United Nations human rights experts said Wednesday that jailed Russian opposition leader Alexey Navalny’s life is in “serious danger” and appealed to Moscow to allow Navalny to seek emergency medical treatment in another country.
“We urge the Russian authorities to ensure Mr. Navalny has access to his own doctors and to allow him to be evacuated for urgent medical treatment abroad, as they did in August 2020,” the experts said in a statement.
The 44-year-old Kremlin critic has been detained since January in a high security prison under conditions that may amount to torture, said the experts, who also contend he has been “denied access to adequate medical care.”
The Kremlin did not immediately respond to the U.N. experts.
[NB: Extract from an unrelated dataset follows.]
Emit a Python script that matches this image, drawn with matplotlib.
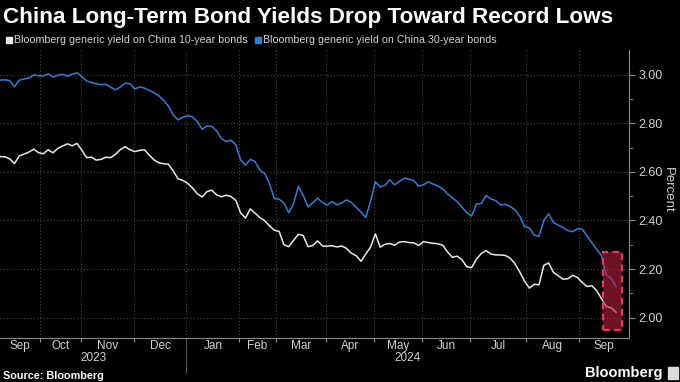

Navalny began a hunger strike three weeks ago, about two months after his immediate January 17 arrest upon arrival in Moscow for alleged parole violations after returning from Germany, where he spent five months recovering from a nerve agent poisoning in Russia.
Russia’s Federal Penitentiary Service said Navalny violated the probation terms of his suspended sentence from a 2014 money laundering conviction, which he denounced as politically motivated.
Navalny has accused Russian President Vladimir Putin of ordering Russia’s security services to poison him, a charge the Kremlin has repeatedly denied.
Several European laboratories have confirmed that Navalny was poisoned with Novichok, a nerve agent developed by the former Soviet Union.
A Russian court ruled earlier this year that Navalny must remain in jail, rejecting an appeal. The United States and other Western countries have strongly condemned Navalny’s arrest and demanded his unconditional release.
Navalny's jailing sparked very large protests across Russia shortly after his arrest, with tens of thousands of people demanding his release and chanting anti-Putin slogans.
Police arrested scores of Navalny supporters who protested Wednesday across Russia, according to OVD-info, a Russian human rights monitoring group.
The U.N. experts who issued the warning about Navalny’s health are Special Rapporteurs Irene Khan, Nils Melzer, Morris Tidball-Binz and Tlaleng Mofokeng.